Bright Side of the Sun, for its part, had as many page views and comments as a late-season Gamethread from fans watching the live streaming on Suns.com. Considering this all happened in mid-August with training camp six weeks away, the turnout was amazing.
A spectacle, it was.
Asked which former Suns players Butler enjoyed meeting the most, he immediately said the charismatic Tom Chambers, who earlier walked the runway in his original Suns jersey from the early 90s but declined to don the short shorts.
Butler has been meeting former Suns players all month, after he moved here to get his kid enrolled in school and get into the gym early in preparation for a very important season for him.
"I've been in the gym shooting with Mark [West, now a Suns assistant coach] and a couple other guys," he said. "They accepted me with open arms. I'm happy to be here with this organization and I look forward to the season."
Several former Suns stars, still with the organization in some capacity, got to show off their old uniforms on the runway. Dick Van Arsdale (1968-77), Alvan Adams (1975-88), Eddie Johnson (1987-91), Tim Kempton (1992), along with Mark West (1987-94, 99-00), and Tom Chambers (1988-93). Only Eddie Johnson flashed the short shorts from those days.
"Wow," was all Caron Butler would say about Eddie afterward, shaking his head the whole time. "That's a man. Wow. Wow."
It was great to see those former Suns come back to participate in the event, and to remember just how many former players are still in the organization today. Kudos to the Suns for setting this up. Lon Babby said last spring that the Suns would do more to honor their past, and they certainly did that on Thursday night.
The Fountain of Youth
"I'm already feeling it," he said when asked. "One of the reasons I came down extremely early, I wanted to get a month in with those guys (trainers)."
And like Nash and Hill before him, he knows it's his responsibility to get the rest of the guys into the gym as quickly as possible.
"After labor day weekend hopefully the guys will come back," he said. "We'll send out a group text to get the guys here in the gym early and we'll start doing some workouts together to get this thing rolling so we become more familiar with one another."
Bledsoe the wildcard
While Butler has fully embraced the Valley, its potential fountain of youth, and the prospect of being a leader on a team that needs leaders, young point guard Eric Bledsoe is still beating to his own drum.
"I told [Eric] after labor day I would love to see him," Butler said. "I'm going to stay on him.

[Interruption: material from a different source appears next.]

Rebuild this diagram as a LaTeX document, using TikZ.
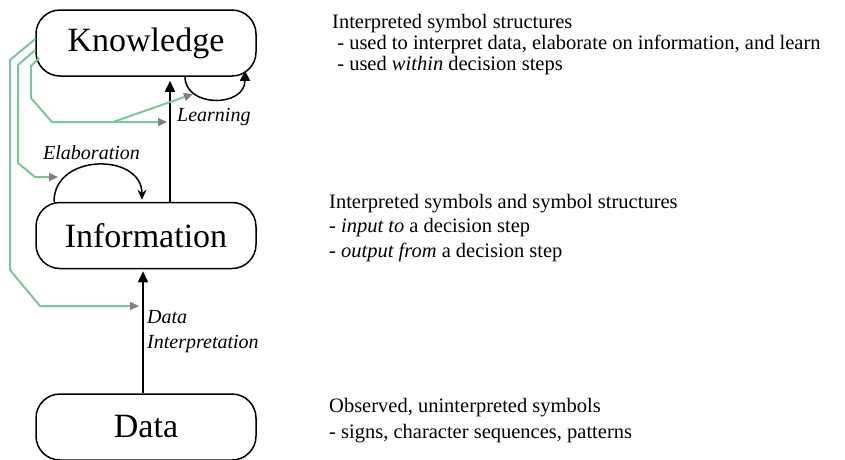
\documentclass[tikz,border=0pt]{standalone}
\usepackage{fontspec}
\setmainfont{Liberation Serif}
\usetikzlibrary{arrows.meta,positioning}
\definecolor{feedgreen}{RGB}{122,200,152}

\begin{document}
\begin{tikzpicture}[x=1pt,y=-1pt,
                    every node/.style={inner sep=0pt},
                    level/.style={draw,rounded corners=24pt,minimum width=220pt,minimum height=66pt,
                                  line width=1.5pt,font=\fontsize{34}{40}\selectfont},
                    note/.style={anchor=base west,align=left,font=\fontsize{20.5}{#1}\selectfont},
                    note/.default=21,
                    act/.style={anchor=base west,align=left,font=\fontsize{20}{25}\selectfont\itshape},
                    flow/.style={line width=1.5pt,-{Triangle[length=11pt,width=10pt]}},
                    feed/.style={feedgreen,line width=2pt,-{Triangle[color=gray,length=9pt,width=8pt]}},
                    node distance=125pt]

\useasboundingbox (0,0) rectangle (845,459);

% the three levels
\node[level] (know) at (146,43) {Knowledge};
\node[level,below=of know] (info) {Information};
\node[level,below=124pt of info] (data) {Data};

% descriptions (placed by their last line)
\node[note] (knownote) at (332,70) {Interpreted symbol structures\\
\ - used to interpret data, elaborate on information, and learn\\
\ - used \textit{within} decision steps};
\node[note=24.5] (infonote) at (329,257) {Interpreted symbols and symbol structures\\
- \textit{input to} a decision step\\
- \textit{output from} a decision step};
\node[note=26] (datanote) at (329,438) {Observed, uninterpreted symbols\\
- signs, character sequences, patterns};

% transitions
\draw[flow,shorten >=2pt] ([xshift=-3pt]data.north) -- ([xshift=-3pt]info.south);
\draw[flow,shorten >=4pt] ([xshift=24pt]info.north) -- ([xshift=24pt]know.south);
\draw[line width=1.5pt,-{Triangle[length=10pt,width=10pt]}] ([xshift=39pt]know.south)
    .. controls +(0,31) and +(0,37) .. ([xshift=99pt,yshift=6pt]know.south);
\draw[line width=1.5pt,-{Stealth[fill=green,length=10pt,width=9pt]}] ([xshift=-92pt]info.north)
    .. controls +(0,-49) and +(0,-47) .. ([xshift=-4pt,yshift=2pt]info.north);

\node[act] (interplabel) at (147,348) {Data\\Interpretation};
\node[act] (elablabel) at (43,159) {Elaboration};
\node[act] (learnlabel) at (177,121) {Learning};

% knowledge used within the steps
\coordinate (interp) at (139,306);
\coordinate (elabin) at (58,177);
\coordinate (upmid) at (167,122);
\coordinate (fork) at (113,122);
\coordinate (learnin) at (193,94);

\draw[feed] ([yshift=4pt]know.west) -- (10,60) -- (10,270) -- (40,306) -- (interp);
\draw[feed] ([yshift=-7pt]know.west) -- (18,65) -- (18,163) -- (35,177) -- (elabin);
\draw[feed] ([xshift=4pt,yshift=-15pt]know.west) -- (31,66) -- (31,98) -- (52,122) -- (upmid);
\draw[feed] (fork) -- (learnin);

\end{tikzpicture}
\end{document}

You know he's my wild card. We'll get him here."
Bledsoe is currently working out on his own in Alabama while hanging with family. Paul Coro has a nice article on what Bledsoe told us of his summer routine to up his game and try to fulfill that "something special" label that many NBA players have put on him, including LeBron James just last week.

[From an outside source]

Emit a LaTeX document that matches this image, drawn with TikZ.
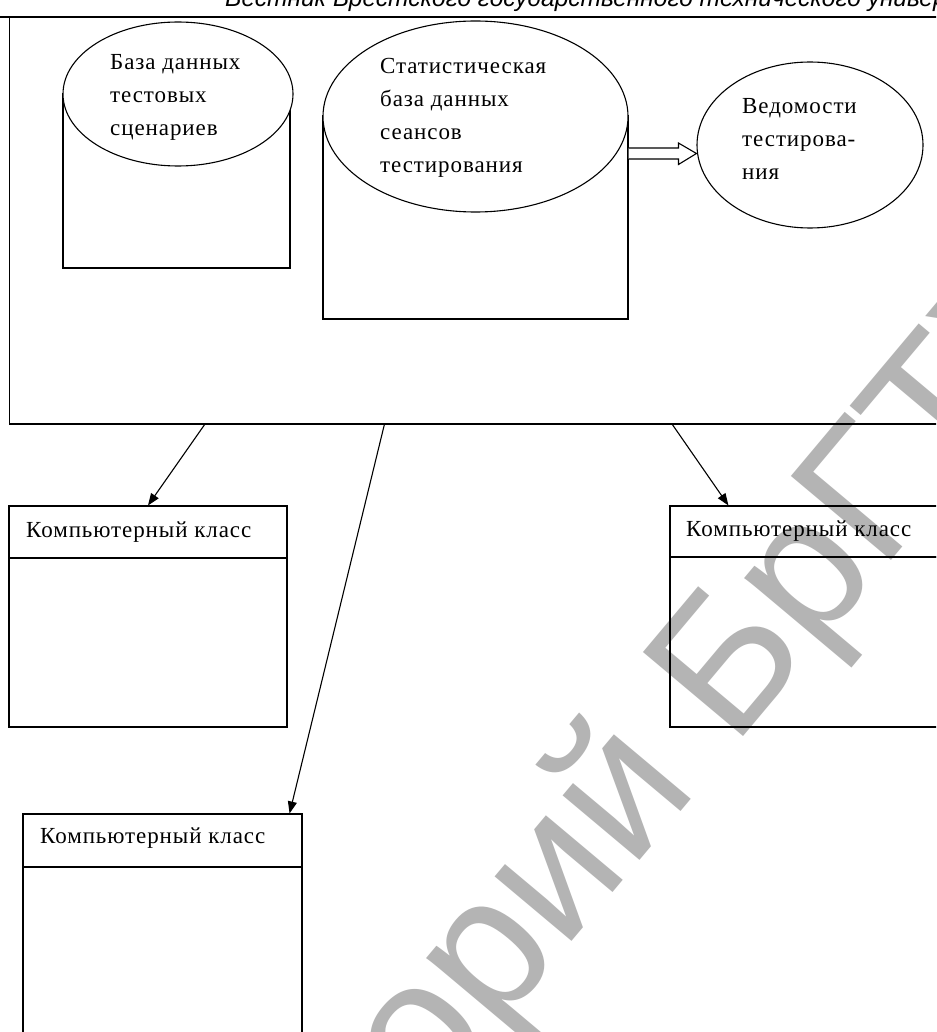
\documentclass[tikz,border=0pt]{standalone}
\usepackage{fontspec}
\setmainfont{Liberation Serif}[LetterSpace=4]
\newfontfamily\hdrfont{Liberation Sans}
\newfontfamily\wmfont{Liberation Sans}
\usetikzlibrary{arrows.meta,shapes.geometric,calc}
\definecolor{wmgray}{RGB}{180,180,180}
\tikzset{
  ln/.style={line width=1.1pt, draw=black},
  lab/.style={anchor=base west, inner sep=0pt, align=left, font=\fontsize{23}{33}\selectfont},
  topell/.style={ellipse, ln, fill=white, inner sep=0pt},
  bodybox/.style={rectangle, ln, inner sep=0pt},
  conn/.style={line width=1.1pt, -{Triangle[length=12pt,width=9pt]}},
  hollow/.style={line width=1.1pt, fill=white},
  wmark/.style={anchor=base, inner sep=0pt, rotate=50, text=wmgray, font=\wmfont\fontsize{190}{190}\selectfont},
}
\begin{document}
\begin{tikzpicture}[x=1pt,y=-1pt]
\useasboundingbox (0,0) rectangle (936,1032);
\fill[white] (0,0) rectangle (936,1032);
\clip (0,0) rectangle (936,1032);

% watermark
\node[wmark] (wm) at (536,984) {Репозиторий БрГТУ};

% page header
\node[anchor=base west, inner sep=0pt, font=\hdrfont\itshape\fontsize{24.5}{24.5}\selectfont] (hdr) at (225,7) {Вестник Брестского государственного технического университета};
\draw[line width=1.1pt] (0,17) -- (936,17);

% server frame
\node[bodybox, minimum width=950.5pt, minimum height=407pt] (server) at (484.75,220.5) {};

% cylinder 1
\node[bodybox, minimum width=227pt, minimum height=174pt] (body1) at (176.5,181) {};
\node[topell, minimum width=230pt, minimum height=144pt] (top1) at (178,94) {};
\node[lab] (t1) at (110,136) {База данных\\тестовых\\сценариев};

% cylinder 2
\node[bodybox, minimum width=305pt, minimum height=203pt] (body2) at (475.5,217.5) {};
\node[topell, minimum width=305pt, minimum height=191pt] (top2) at (475.5,116.5) {};
\node[lab] (t2) at (380,173) {Статистическая\\база данных\\сеансов\\тестирования};

% report ellipse
\node[topell, minimum width=226pt, minimum height=166pt] (ved) at (810,145) {};
\node[lab] (t3) at (742,180) {Ведомости\\тестирова-\\ния};

% hollow arrow
\coordinate (hy) at (0,153.5);
\coordinate (ha) at (body2.east |- hy);
\coordinate (hb) at (ved.west |- hy);
\draw[hollow] ($(ha)+(0,-5.5)$) -- ($(hb)+(-18,-5.5)$) -- ($(hb)+(-18,-10.5)$) -- (hb)
  -- ($(hb)+(-18,11)$) -- ($(hb)+(-18,5.5)$) -- ($(ha)+(0,5.5)$);

% computer classes
\node[bodybox, minimum width=278pt, minimum height=52pt] (k1h) at (148,532) {};
\node[bodybox, minimum width=278pt, minimum height=169pt] (k1b) at (148,642.5) {};
\node[lab] (k1t) at (26,537) {Компьютерный класс};

\node[bodybox, minimum width=290pt, minimum height=51pt] (k2h) at (815,531.5) {};
\node[bodybox, minimum width=290pt, minimum height=170pt] (k2b) at (815,642) {};
\node[lab] (k2t) at (686,536) {Компьютерный класс};

\node[bodybox, minimum width=279pt, minimum height=53pt] (k3h) at (162.5,840.5) {};
\node[bodybox, minimum width=279pt, minimum height=193pt] (k3b) at (162.5,963.5) {};
\node[lab] (k3t) at (40,843) {Компьютерный класс};

% connectors
\coordinate (s1) at (205,424);
\coordinate (s2) at (384.5,424);
\coordinate (s3) at (672,424);
\draw[conn] (s1) -- (k1h.north);
\draw[conn] (s2) -- ($(k3h.north east)+(-13,0)$);
\draw[conn] (s3) -- ($(k2h.north west)+(59,0)$);
\end{tikzpicture}
\end{document}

Asked when he was coming to the Valley for good, Bledsoe sounded like he wasn't yet convinced he needed to get in town as early as Butler wants him here.
"Some time next month," Bledsoe replied. "Coming in probably early, a week or two before training camp."
That would be mid-September or late September, about the time that Goran Dragic and Marcin Gortat will be finishing up Eurobasket 2013. And long after the rest of the guys will likely be hitting the court together.
It will be interesting to see how peer pressure works on Bledsoe, and when (if) he takes on a leadership role with the Suns this coming year. A few years ago, I remember Steve Nash and Grant Hill rallying the troops in late August and having so much fun that Jared Dudley cut his training in Vegas short to get back to Phoenix for pickup games earlier than he'd planned. Maybe that will happen again here.
Expect the Suns to open the season with both Butler and Bledsoe in their starting lineup on the wings. If Butler can have an influence on the psyche of these young players, he can help the team survive what promises to be a tough season with a lot more losses than wins.